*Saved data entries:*
--- begin ---

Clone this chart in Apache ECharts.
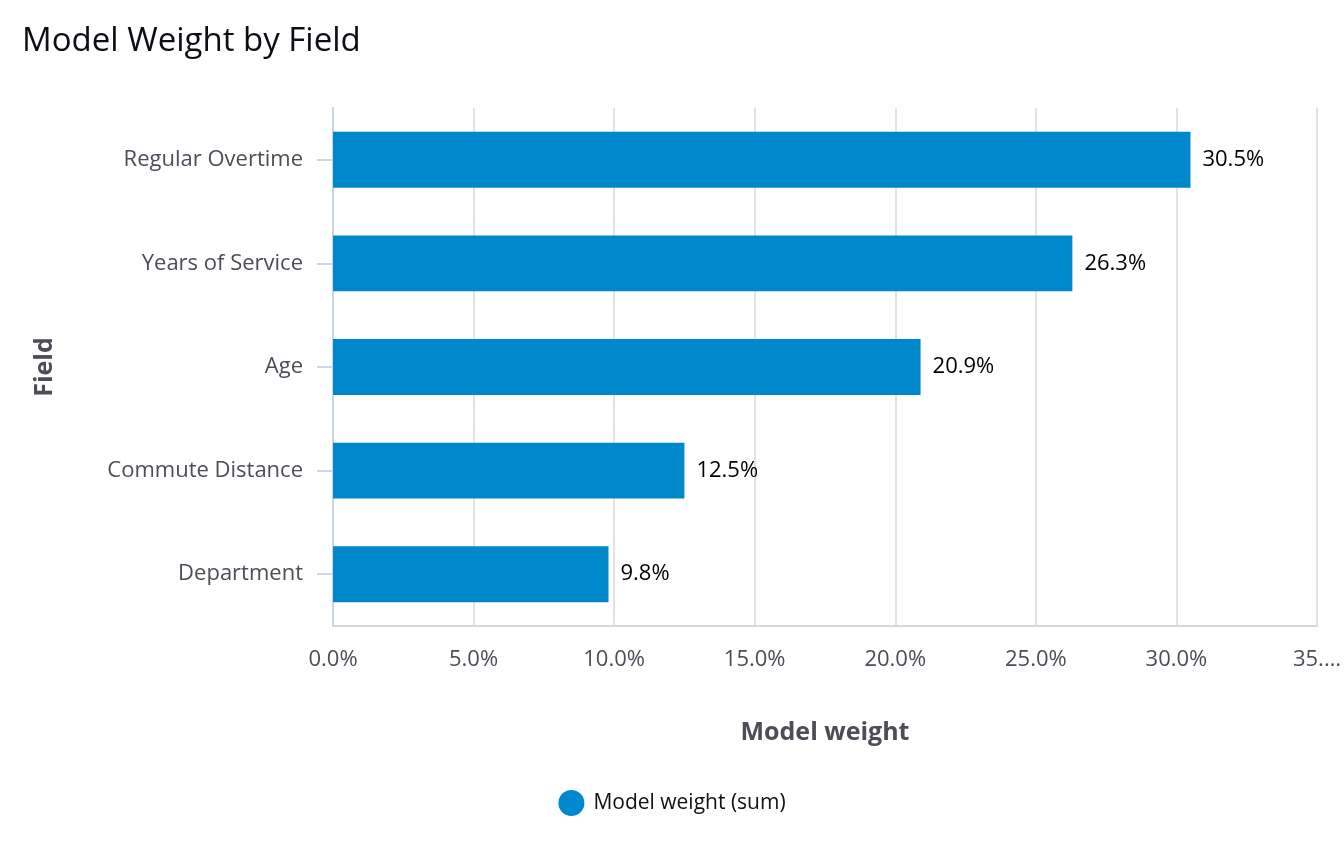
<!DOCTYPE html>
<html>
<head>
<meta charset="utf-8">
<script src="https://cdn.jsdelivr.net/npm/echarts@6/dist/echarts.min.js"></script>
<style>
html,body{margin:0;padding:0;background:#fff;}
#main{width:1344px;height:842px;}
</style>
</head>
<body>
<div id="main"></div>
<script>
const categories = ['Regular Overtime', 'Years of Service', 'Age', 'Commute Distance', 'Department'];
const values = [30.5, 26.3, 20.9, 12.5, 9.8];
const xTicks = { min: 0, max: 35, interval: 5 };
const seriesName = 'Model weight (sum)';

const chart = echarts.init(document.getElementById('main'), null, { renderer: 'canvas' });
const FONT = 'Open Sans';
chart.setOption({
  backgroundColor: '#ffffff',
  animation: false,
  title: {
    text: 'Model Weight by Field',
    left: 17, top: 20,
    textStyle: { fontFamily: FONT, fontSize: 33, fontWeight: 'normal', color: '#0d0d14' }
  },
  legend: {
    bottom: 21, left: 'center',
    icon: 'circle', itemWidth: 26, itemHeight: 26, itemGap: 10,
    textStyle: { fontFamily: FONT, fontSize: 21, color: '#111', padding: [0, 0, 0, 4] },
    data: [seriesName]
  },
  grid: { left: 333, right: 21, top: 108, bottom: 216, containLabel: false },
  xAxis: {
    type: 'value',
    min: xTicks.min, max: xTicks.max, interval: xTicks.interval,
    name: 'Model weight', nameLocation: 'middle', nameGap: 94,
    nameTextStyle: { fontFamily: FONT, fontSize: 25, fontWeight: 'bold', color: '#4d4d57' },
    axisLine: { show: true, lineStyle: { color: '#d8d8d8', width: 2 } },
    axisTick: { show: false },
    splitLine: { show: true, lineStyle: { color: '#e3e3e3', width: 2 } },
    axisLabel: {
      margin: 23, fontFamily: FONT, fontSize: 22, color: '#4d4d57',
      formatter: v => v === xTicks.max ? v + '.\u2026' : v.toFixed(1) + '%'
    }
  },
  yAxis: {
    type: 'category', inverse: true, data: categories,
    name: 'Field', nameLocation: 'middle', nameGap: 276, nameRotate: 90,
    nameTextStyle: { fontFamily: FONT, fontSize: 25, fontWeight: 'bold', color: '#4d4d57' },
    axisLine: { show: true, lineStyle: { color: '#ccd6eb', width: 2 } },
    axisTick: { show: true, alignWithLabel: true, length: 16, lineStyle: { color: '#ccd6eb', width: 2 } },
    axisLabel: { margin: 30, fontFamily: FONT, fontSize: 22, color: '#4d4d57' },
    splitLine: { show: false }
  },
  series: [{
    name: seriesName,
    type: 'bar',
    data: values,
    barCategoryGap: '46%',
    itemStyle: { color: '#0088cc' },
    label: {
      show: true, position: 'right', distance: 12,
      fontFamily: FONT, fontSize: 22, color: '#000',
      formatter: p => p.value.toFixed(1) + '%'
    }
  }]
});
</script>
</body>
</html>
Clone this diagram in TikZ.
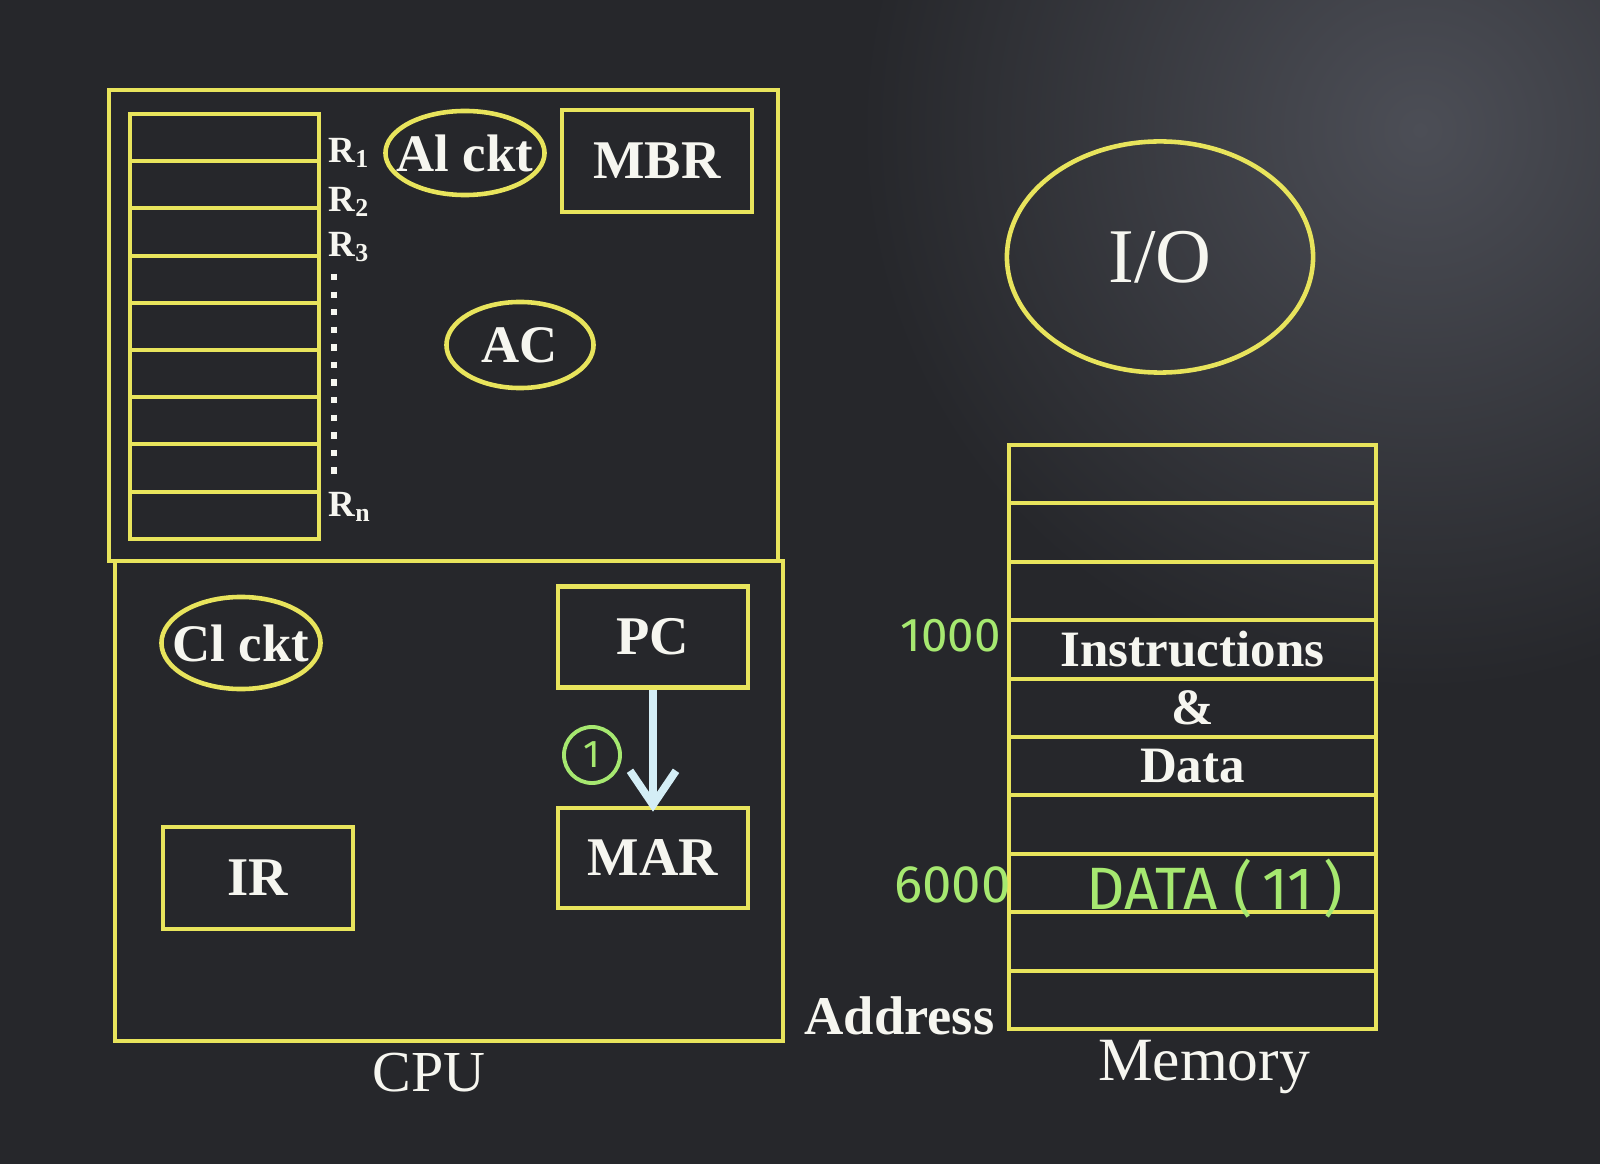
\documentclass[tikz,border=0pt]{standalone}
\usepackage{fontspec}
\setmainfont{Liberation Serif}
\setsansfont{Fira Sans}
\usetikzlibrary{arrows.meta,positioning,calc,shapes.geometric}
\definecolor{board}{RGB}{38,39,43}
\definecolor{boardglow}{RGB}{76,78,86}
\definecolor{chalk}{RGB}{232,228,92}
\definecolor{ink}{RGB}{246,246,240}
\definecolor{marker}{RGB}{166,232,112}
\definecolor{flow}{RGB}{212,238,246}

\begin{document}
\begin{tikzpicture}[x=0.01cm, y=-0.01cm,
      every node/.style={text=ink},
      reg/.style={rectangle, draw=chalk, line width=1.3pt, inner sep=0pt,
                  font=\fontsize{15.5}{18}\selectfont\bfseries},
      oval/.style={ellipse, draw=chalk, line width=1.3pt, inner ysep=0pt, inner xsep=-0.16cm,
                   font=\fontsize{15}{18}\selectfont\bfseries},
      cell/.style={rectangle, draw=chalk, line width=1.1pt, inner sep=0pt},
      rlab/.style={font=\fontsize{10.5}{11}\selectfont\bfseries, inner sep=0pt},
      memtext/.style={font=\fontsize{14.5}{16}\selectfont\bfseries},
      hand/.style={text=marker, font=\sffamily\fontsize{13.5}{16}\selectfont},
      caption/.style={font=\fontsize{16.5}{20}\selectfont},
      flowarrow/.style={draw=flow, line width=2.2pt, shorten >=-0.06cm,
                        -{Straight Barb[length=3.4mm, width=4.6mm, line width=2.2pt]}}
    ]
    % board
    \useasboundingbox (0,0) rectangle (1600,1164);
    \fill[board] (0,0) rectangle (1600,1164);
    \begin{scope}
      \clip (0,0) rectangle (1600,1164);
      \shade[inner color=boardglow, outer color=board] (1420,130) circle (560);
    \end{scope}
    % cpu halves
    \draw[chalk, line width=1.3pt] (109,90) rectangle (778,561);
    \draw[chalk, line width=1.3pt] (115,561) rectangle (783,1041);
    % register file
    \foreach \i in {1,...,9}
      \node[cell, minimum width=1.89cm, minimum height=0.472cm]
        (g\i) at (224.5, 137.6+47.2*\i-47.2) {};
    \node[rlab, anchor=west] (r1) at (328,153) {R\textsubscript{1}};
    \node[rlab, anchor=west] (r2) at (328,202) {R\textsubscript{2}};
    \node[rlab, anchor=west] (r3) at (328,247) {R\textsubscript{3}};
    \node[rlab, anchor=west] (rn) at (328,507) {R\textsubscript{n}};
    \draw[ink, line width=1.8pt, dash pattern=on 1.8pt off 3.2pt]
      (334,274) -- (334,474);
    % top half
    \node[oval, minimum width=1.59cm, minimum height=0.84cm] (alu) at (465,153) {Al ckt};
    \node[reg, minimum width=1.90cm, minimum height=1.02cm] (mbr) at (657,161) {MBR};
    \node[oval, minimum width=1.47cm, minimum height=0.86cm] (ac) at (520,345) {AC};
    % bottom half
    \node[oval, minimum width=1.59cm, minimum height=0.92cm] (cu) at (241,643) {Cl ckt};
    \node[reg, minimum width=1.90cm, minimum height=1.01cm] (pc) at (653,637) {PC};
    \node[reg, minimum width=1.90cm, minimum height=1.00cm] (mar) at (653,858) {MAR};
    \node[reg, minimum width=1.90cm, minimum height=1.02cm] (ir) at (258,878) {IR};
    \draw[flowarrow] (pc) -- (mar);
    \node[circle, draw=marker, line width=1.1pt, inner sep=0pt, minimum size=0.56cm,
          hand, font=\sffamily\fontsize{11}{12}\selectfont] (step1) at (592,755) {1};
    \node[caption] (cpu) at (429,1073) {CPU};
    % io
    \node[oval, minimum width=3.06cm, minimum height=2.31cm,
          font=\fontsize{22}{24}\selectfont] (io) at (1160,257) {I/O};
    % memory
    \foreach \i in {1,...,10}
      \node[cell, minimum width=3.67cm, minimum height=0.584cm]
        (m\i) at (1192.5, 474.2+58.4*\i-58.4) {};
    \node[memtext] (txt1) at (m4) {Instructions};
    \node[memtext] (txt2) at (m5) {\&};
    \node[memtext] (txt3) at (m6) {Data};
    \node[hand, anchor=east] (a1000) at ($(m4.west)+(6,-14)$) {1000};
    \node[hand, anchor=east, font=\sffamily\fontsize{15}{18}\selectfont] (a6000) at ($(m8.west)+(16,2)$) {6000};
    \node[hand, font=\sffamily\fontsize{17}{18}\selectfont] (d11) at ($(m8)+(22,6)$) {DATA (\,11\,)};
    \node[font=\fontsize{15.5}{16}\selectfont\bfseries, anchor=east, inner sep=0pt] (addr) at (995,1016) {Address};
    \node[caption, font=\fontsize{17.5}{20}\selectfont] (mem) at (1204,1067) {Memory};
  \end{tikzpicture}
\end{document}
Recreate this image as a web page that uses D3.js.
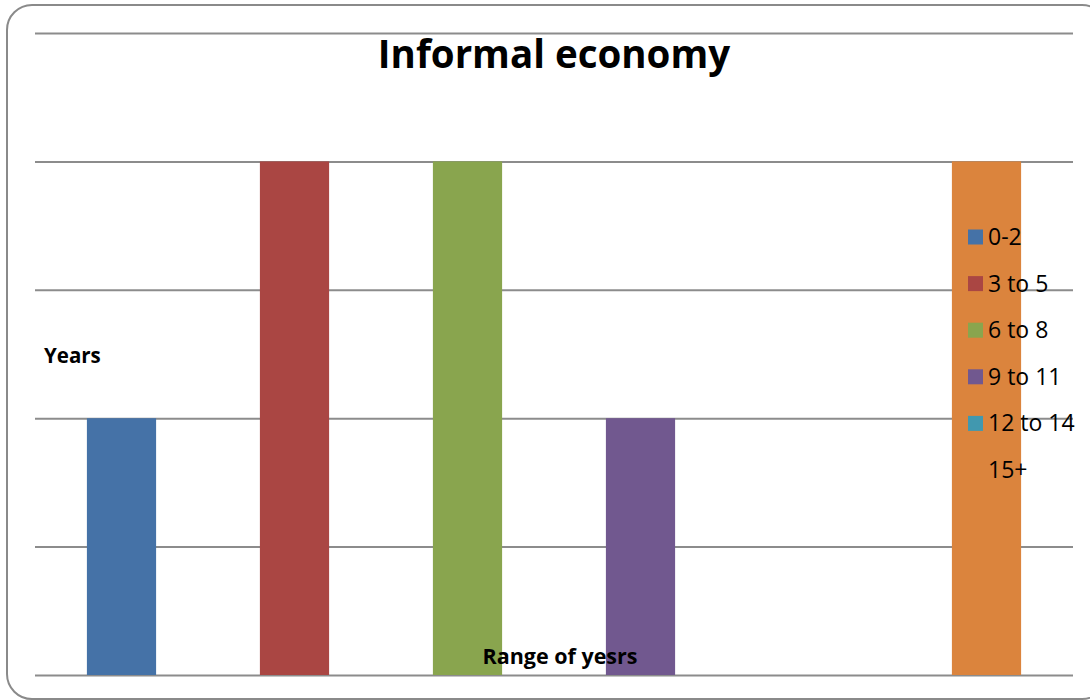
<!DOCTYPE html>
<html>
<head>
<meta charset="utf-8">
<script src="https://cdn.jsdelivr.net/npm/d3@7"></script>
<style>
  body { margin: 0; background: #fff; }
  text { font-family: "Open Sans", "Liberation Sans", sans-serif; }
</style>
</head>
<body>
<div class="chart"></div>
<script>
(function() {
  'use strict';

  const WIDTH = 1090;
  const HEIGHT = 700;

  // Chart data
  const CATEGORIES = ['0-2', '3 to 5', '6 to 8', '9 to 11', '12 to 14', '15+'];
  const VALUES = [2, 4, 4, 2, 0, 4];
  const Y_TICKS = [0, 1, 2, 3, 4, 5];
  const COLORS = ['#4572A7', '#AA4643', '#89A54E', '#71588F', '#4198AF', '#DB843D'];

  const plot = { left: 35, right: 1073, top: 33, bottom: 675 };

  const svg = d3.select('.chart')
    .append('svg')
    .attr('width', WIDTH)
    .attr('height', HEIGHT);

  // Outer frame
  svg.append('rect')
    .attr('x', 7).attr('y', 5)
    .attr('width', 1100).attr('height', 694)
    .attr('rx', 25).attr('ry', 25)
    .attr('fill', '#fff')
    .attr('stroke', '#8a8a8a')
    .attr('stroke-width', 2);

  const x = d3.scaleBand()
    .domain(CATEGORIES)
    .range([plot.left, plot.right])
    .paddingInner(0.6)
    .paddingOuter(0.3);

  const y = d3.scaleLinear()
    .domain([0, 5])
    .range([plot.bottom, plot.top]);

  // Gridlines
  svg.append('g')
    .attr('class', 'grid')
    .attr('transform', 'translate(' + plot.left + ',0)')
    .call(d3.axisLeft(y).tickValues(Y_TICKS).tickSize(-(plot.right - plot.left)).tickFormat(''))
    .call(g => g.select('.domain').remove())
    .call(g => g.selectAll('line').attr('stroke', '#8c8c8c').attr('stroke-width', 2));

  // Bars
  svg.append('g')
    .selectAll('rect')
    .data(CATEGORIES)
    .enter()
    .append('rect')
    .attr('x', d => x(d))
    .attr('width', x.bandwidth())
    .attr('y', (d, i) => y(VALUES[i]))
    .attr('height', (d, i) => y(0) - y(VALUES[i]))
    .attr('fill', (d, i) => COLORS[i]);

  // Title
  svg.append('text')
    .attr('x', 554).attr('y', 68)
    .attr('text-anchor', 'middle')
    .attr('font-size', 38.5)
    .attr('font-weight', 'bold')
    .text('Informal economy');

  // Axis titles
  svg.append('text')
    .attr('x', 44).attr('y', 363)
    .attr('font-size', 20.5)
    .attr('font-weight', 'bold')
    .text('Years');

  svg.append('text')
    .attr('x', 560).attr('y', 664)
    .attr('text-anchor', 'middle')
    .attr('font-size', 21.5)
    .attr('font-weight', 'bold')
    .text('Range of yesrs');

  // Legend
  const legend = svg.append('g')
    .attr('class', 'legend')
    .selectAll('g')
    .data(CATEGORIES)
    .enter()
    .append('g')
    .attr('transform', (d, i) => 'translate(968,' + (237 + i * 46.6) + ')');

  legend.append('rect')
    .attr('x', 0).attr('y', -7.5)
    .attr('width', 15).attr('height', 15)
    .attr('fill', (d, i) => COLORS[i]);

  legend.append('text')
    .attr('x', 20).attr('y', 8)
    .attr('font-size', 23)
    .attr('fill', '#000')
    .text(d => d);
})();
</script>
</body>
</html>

--- end ---

*STATED PROBLEM:* Skip the pictures. Restate exactly the lines from the start of the entries through the line containing "const seriesName = 'Model weight (sum)';", both ends included.

*RESULT FOR THIS TASK:*
Clone this chart in Apache ECharts.
<!DOCTYPE html>
<html>
<head>
<meta charset="utf-8">
<script src="https://cdn.jsdelivr.net/npm/echarts@6/dist/echarts.min.js"></script>
<style>
html,body{margin:0;padding:0;background:#fff;}
#main{width:1344px;height:842px;}
</style>
</head>
<body>
<div id="main"></div>
<script>
const categories = ['Regular Overtime', 'Years of Service', 'Age', 'Commute Distance', 'Department'];
const values = [30.5, 26.3, 20.9, 12.5, 9.8];
const xTicks = { min: 0, max: 35, interval: 5 };
const seriesName = 'Model weight (sum)';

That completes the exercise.